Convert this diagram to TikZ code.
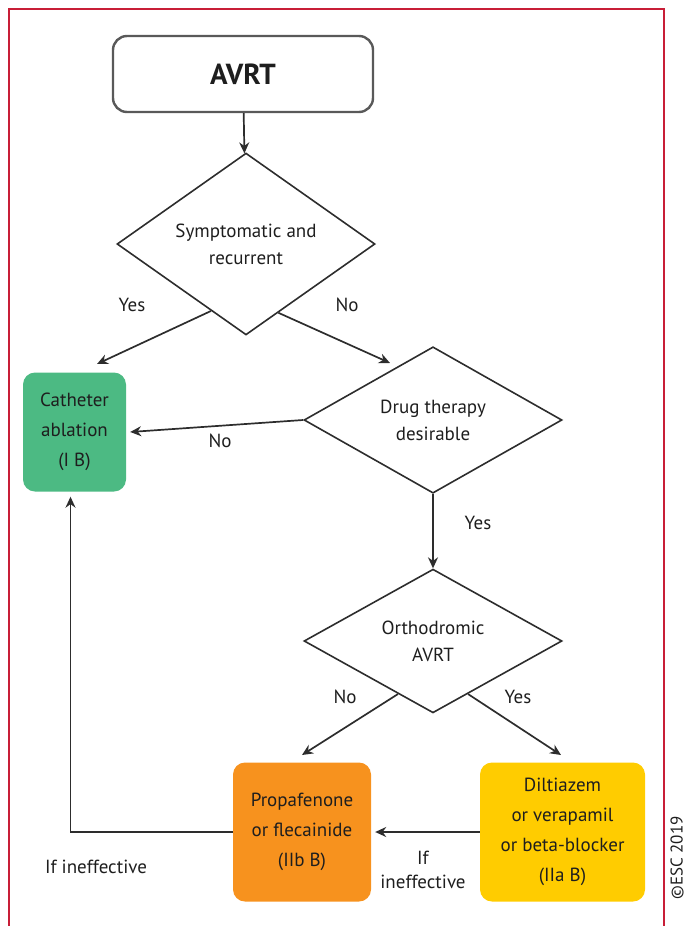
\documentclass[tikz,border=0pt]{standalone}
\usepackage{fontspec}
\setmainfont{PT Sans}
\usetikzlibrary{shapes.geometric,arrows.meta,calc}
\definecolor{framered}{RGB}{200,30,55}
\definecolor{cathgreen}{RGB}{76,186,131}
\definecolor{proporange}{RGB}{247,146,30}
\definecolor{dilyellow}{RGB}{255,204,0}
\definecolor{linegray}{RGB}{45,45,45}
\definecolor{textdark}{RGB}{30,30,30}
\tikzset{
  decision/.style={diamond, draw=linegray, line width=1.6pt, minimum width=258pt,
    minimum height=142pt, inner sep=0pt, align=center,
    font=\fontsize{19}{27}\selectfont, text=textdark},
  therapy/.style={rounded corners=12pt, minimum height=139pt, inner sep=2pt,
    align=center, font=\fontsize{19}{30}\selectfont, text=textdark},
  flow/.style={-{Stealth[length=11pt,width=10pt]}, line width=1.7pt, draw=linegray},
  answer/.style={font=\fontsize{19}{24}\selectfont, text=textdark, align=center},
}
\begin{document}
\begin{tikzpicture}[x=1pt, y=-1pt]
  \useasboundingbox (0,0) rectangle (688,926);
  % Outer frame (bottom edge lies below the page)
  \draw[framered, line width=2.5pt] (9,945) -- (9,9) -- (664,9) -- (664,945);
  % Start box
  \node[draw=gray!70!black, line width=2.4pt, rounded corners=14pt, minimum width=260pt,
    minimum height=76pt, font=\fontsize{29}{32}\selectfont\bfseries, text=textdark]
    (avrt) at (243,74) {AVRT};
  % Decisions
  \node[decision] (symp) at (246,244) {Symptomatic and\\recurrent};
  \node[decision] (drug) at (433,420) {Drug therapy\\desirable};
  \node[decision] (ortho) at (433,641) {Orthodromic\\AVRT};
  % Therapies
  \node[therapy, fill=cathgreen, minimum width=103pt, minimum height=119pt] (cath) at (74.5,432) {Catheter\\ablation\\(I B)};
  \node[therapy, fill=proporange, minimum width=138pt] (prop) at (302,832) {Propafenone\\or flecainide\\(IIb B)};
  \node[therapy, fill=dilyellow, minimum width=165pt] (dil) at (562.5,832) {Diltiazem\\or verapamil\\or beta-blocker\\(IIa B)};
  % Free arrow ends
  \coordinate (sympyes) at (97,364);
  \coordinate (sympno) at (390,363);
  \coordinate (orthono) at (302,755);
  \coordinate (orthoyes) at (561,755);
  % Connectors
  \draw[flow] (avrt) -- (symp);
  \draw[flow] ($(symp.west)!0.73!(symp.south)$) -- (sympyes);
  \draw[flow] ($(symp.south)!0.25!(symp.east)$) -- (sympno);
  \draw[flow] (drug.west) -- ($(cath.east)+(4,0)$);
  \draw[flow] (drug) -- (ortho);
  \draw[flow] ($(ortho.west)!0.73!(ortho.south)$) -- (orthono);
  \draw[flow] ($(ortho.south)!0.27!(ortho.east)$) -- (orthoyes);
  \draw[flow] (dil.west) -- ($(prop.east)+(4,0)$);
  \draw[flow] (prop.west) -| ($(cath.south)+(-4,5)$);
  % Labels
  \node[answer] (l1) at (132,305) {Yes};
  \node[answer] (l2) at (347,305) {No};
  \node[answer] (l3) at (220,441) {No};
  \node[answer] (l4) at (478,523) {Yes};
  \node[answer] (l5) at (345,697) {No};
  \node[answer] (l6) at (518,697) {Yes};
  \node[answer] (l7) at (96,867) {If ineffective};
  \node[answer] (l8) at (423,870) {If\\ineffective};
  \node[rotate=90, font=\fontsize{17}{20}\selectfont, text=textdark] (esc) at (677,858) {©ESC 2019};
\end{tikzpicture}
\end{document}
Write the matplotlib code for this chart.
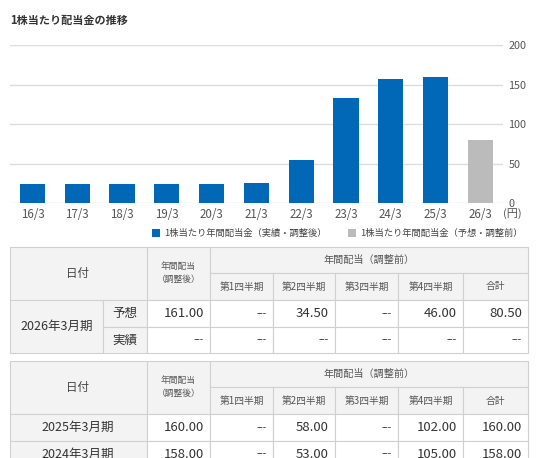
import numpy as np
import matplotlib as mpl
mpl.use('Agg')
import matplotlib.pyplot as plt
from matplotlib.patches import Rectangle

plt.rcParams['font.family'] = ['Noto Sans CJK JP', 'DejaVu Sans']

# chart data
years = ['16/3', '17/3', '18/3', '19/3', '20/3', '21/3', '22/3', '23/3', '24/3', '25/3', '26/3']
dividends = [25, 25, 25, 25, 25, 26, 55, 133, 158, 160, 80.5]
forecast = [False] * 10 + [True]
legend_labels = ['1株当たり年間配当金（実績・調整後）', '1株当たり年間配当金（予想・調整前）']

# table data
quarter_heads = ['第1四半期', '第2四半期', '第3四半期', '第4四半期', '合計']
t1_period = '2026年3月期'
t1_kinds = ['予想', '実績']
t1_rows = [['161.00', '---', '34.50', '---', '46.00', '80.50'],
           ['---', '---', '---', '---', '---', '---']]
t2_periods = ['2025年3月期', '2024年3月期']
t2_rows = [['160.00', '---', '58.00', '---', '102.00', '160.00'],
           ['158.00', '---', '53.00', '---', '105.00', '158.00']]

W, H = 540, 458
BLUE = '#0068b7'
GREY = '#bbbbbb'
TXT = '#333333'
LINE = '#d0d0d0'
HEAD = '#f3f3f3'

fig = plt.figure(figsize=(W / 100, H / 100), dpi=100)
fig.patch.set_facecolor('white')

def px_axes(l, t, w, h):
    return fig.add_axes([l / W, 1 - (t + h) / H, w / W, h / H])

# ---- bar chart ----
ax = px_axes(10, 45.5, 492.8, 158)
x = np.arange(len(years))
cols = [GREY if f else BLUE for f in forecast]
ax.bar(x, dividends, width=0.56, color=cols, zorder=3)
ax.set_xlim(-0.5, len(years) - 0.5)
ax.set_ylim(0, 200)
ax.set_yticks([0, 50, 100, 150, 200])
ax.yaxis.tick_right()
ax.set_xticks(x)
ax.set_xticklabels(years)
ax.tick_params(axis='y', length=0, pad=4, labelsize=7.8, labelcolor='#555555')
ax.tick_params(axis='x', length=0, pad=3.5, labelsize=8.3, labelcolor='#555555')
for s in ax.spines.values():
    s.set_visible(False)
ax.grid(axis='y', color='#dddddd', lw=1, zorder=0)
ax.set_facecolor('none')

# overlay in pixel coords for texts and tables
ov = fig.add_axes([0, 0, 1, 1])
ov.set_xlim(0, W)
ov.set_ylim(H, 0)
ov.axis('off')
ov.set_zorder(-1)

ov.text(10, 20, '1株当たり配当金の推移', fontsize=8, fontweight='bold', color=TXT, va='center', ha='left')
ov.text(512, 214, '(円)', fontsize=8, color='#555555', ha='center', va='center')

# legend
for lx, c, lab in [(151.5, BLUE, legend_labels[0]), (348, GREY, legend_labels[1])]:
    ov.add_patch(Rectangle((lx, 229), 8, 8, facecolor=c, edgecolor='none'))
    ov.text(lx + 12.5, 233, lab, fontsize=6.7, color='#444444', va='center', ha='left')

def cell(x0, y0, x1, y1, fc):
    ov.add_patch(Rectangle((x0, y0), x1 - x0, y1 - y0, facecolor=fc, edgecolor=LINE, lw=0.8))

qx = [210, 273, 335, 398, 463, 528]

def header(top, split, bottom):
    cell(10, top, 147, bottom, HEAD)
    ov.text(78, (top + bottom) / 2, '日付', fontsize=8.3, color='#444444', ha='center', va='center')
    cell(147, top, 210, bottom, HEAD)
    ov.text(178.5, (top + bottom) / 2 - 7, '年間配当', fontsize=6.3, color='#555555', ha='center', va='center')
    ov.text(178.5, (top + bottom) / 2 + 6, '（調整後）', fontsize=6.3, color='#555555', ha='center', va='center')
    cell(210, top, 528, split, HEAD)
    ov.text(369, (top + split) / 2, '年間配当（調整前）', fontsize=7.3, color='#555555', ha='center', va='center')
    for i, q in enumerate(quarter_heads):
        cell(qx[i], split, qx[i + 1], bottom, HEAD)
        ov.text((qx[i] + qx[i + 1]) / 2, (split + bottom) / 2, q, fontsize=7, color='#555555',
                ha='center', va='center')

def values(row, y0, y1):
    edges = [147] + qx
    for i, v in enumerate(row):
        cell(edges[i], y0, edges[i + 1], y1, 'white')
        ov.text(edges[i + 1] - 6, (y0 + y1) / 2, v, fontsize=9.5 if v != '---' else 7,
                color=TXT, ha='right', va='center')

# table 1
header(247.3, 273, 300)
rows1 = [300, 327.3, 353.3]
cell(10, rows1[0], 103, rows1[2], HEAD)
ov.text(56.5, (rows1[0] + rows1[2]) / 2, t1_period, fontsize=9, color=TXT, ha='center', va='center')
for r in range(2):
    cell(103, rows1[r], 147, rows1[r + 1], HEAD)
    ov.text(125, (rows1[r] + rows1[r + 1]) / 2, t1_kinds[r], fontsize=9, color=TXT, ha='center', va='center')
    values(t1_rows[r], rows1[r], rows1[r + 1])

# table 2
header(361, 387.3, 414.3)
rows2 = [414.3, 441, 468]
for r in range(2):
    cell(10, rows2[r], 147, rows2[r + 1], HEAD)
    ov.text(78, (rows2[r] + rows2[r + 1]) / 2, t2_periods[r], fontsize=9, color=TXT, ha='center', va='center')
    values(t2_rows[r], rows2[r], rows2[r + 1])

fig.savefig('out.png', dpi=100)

────────────────────────────────────────

Copy each line of the data that contains the word "code".

Convert this diagram to TikZ code.
Write the matplotlib code for this chart.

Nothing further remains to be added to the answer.